En fin de cuentas lo que vale la pena señalar es el papel que en la historia cultural finlandesa ha tenido la permanente búsqueda de una ética en el ejercicio del Poder. Y me hace evocar las enseñanzas del pensador austríaco-mejicano, que otras veces he mencionado aquí, Ivan Illich (1926-2002) quien hace más de treinta años en una conferencia en la Sociedad Venezolana de Arquitectos promovida por Julián Ferris, hablaba de la importancia educativa que en las sociedades en desarrollo tiene el liderazgo político. Porque con demasiada frecuencia nuestros líderes, en lugar de proyectar un mensaje de elevación moral en el sentido de la superación de lo pequeño, precisamente de lo mezquino, han convertido este defecto en norma de actuación.
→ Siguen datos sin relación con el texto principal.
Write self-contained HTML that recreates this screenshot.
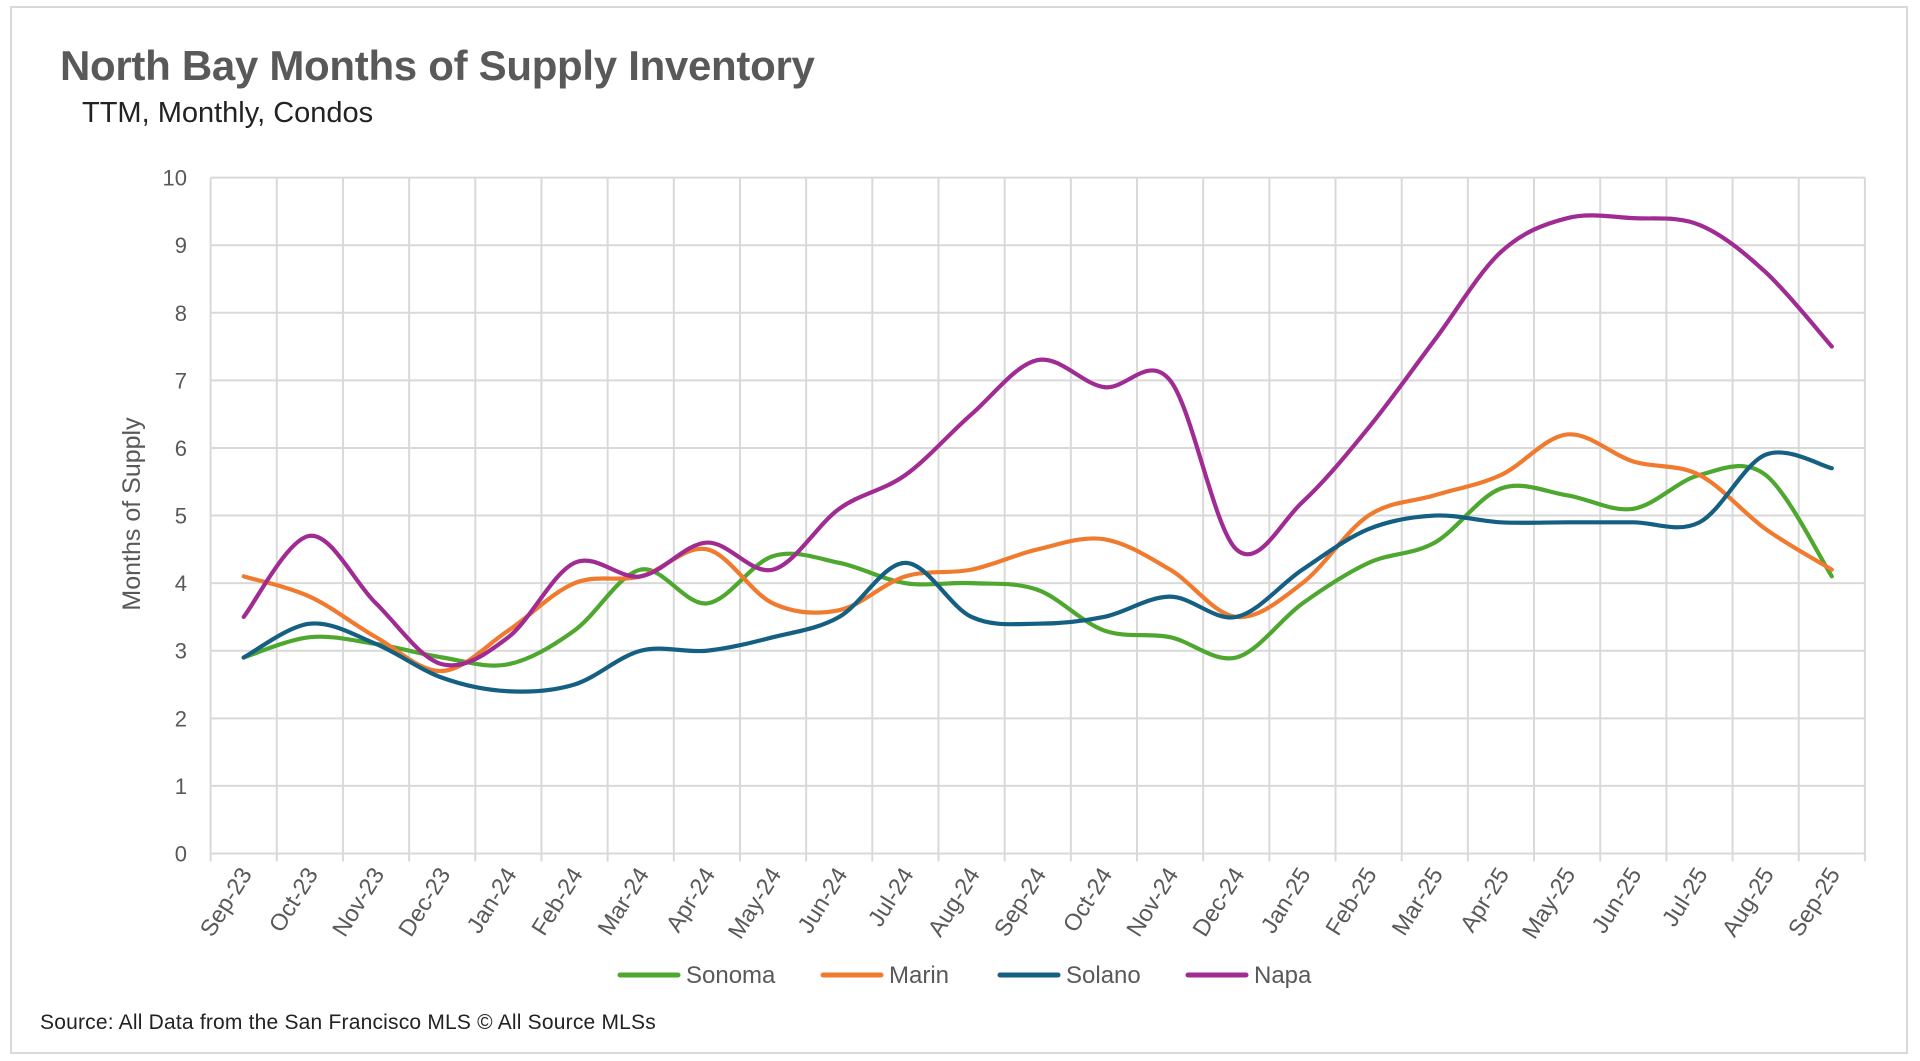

Una persona que ha ocupado muy altas posiciones en el actual régimen militar venezolano me decía cuando era un ciudadano común, que el peor daño que le habían hecho los partidos políticos de entonces a Venezuela había sido la de envilecer a nuestro pueblo. Estuve de acuerdo entonces y lo estoy ahora, pero agrego que ese envilecimiento ha sido superado hoy no sólo por la avasallante corrupción y la práctica de la exclusión, sino por la presencia permanente del Caudillo como impulsor y promotor de antivalores y entre ellos muy señaladamente el de la mezquindad.
Es cierto que eso puede suceder en cualquier sociedad. Sabemos que en el caso de los Estados Unidos por ejemplo, el liderazgo político ha estado muy distanciado, en sentido negativo, de lo mejor que ese país tiene que ofrecer, y ha ofrecido, al mundo. Y está en las noticias el drama actual italiano. Pero en sociedades muy estructuradas, de fuertes instituciones públicas y privadas, los pecados éticos del liderazgo pueden ser superados o incluso obviados.
En una sociedad como la nuestra nadie sabe cuanto tiempo tomará rescatar lo envilecido.